INSTRUCTIONS FOR THE TASK — Repeat the material exactly from its first line to the line that includes "Chart.register(...registerables);". Skip pictures.

RECORDED INFORMATION —
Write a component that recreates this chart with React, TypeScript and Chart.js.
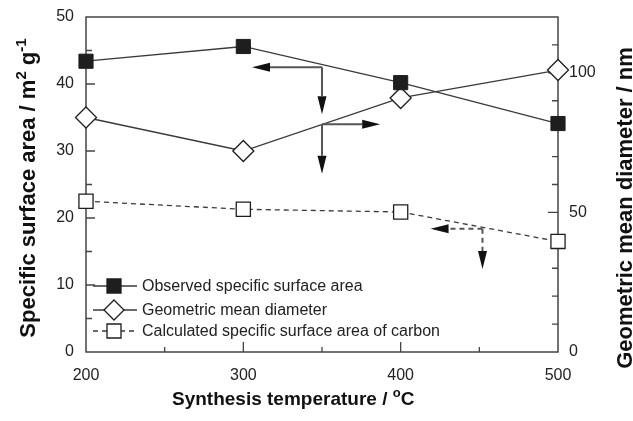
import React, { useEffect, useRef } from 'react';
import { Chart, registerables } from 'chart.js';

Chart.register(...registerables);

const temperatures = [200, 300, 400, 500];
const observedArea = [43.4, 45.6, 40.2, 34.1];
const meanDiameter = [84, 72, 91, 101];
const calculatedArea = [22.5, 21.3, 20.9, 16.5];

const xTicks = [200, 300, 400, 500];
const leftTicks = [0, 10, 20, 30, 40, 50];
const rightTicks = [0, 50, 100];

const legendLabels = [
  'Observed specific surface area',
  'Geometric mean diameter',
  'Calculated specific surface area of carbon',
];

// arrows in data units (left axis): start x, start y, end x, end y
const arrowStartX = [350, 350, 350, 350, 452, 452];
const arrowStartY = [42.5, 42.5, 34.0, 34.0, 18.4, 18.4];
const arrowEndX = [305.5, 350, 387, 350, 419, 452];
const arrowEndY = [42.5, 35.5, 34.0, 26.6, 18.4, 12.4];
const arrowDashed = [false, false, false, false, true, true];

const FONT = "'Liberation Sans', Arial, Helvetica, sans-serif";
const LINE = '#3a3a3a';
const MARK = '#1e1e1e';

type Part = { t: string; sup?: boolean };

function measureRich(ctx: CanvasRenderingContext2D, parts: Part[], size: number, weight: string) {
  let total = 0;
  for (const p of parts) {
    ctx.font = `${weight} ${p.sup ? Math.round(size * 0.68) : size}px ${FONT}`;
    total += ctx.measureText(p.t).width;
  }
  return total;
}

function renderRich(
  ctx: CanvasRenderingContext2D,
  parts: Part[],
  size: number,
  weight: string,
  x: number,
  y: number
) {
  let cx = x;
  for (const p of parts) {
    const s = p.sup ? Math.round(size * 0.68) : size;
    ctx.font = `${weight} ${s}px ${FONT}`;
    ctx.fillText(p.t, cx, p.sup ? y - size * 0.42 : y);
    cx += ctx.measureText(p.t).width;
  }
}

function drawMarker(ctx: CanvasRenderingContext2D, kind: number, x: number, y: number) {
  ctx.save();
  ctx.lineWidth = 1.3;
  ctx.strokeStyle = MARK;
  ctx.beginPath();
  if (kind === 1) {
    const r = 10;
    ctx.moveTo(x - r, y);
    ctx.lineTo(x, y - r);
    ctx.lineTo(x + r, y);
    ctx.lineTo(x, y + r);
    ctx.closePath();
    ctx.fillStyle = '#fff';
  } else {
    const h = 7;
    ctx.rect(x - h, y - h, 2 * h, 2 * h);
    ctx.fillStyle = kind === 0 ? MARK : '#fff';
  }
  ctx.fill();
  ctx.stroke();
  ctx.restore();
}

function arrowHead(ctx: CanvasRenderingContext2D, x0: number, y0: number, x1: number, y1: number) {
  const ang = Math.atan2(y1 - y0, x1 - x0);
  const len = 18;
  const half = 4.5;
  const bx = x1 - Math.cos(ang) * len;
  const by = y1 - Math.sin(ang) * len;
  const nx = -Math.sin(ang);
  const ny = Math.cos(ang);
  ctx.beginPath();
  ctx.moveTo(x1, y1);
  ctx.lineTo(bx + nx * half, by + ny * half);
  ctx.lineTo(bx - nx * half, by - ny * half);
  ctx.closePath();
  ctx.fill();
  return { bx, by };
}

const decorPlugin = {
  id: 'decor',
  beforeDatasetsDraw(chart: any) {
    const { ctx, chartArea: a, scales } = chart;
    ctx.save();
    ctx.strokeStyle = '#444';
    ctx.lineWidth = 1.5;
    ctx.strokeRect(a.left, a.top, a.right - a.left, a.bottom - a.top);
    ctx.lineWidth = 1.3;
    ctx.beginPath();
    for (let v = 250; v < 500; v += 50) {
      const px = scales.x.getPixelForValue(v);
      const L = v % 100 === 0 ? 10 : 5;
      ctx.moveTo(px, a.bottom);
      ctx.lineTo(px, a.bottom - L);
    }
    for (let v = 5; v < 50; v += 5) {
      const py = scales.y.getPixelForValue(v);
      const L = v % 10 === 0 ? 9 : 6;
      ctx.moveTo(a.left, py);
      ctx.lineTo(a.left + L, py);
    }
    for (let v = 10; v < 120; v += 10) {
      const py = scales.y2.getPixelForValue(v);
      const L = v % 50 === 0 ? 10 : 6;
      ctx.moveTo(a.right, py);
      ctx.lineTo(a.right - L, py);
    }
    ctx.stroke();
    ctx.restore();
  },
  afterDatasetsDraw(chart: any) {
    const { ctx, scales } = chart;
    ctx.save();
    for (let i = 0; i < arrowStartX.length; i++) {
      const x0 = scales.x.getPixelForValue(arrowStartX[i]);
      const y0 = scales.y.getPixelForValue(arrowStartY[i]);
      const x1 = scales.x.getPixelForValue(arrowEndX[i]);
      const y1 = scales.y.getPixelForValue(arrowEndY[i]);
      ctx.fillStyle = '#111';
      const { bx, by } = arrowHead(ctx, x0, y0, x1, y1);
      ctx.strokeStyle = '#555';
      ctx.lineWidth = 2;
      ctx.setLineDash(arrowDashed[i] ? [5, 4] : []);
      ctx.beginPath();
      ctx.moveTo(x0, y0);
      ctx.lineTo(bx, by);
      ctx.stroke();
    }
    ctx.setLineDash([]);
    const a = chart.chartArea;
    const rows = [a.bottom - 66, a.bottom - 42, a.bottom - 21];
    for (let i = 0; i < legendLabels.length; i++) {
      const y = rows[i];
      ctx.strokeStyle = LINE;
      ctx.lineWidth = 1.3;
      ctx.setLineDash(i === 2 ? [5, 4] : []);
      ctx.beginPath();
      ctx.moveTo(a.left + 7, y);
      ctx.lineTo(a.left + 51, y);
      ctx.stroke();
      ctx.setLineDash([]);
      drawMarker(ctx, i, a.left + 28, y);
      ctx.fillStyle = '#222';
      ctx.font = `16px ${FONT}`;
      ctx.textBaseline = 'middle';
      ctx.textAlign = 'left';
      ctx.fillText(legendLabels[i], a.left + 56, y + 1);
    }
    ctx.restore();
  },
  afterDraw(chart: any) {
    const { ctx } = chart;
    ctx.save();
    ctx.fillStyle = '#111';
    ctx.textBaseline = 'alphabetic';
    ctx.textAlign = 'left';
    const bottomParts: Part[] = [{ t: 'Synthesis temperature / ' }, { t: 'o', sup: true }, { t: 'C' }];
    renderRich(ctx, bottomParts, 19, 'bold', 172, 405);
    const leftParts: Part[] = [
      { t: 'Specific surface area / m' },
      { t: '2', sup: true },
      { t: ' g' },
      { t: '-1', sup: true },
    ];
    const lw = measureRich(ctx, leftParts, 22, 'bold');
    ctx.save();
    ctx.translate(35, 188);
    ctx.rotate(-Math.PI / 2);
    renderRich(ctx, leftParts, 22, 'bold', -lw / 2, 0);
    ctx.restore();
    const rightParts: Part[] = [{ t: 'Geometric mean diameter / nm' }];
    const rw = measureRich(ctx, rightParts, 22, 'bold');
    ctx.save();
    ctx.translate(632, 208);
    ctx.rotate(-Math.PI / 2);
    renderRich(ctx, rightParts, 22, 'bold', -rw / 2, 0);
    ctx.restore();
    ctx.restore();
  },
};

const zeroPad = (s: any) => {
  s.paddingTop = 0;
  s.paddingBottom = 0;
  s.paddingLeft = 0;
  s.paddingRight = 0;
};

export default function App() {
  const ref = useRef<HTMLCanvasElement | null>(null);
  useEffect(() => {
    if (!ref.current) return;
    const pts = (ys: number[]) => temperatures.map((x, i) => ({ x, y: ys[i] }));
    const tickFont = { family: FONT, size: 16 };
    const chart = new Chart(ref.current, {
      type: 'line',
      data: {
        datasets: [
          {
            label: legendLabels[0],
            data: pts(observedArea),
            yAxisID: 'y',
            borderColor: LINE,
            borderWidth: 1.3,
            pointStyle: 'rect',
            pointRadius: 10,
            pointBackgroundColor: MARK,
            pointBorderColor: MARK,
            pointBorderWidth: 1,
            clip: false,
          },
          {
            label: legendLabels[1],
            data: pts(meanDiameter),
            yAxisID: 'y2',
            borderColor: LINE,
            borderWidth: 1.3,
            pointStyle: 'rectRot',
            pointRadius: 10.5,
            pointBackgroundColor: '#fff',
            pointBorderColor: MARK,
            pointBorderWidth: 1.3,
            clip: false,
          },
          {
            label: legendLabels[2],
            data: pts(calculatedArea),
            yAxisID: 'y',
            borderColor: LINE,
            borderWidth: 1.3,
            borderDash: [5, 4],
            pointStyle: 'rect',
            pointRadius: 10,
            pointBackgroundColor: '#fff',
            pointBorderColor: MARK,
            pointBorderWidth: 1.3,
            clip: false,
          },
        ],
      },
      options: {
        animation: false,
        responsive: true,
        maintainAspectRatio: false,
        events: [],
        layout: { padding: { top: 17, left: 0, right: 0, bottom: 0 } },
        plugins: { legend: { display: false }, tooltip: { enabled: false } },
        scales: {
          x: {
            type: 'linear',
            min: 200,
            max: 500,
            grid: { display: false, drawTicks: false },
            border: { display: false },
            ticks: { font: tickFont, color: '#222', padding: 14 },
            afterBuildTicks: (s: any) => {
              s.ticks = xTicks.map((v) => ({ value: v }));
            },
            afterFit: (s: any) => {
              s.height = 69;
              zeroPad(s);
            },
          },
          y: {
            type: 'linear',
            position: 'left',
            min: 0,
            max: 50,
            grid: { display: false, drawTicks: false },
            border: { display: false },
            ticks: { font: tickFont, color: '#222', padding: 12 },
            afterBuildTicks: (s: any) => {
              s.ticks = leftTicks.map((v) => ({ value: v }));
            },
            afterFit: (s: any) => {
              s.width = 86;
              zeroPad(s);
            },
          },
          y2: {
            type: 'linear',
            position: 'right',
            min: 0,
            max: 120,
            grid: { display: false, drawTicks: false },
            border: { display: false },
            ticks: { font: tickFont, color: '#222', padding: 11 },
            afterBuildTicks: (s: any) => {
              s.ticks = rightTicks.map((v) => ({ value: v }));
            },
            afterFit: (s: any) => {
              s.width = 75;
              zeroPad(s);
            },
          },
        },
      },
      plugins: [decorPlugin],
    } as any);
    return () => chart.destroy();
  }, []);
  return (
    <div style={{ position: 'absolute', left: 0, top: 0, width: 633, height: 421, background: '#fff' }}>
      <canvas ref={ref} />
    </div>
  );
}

FINISHED EXERCISE —
Write a component that recreates this chart with React, TypeScript and Chart.js.
import React, { useEffect, useRef } from 'react';
import { Chart, registerables } from 'chart.js';

Chart.register(...registerables);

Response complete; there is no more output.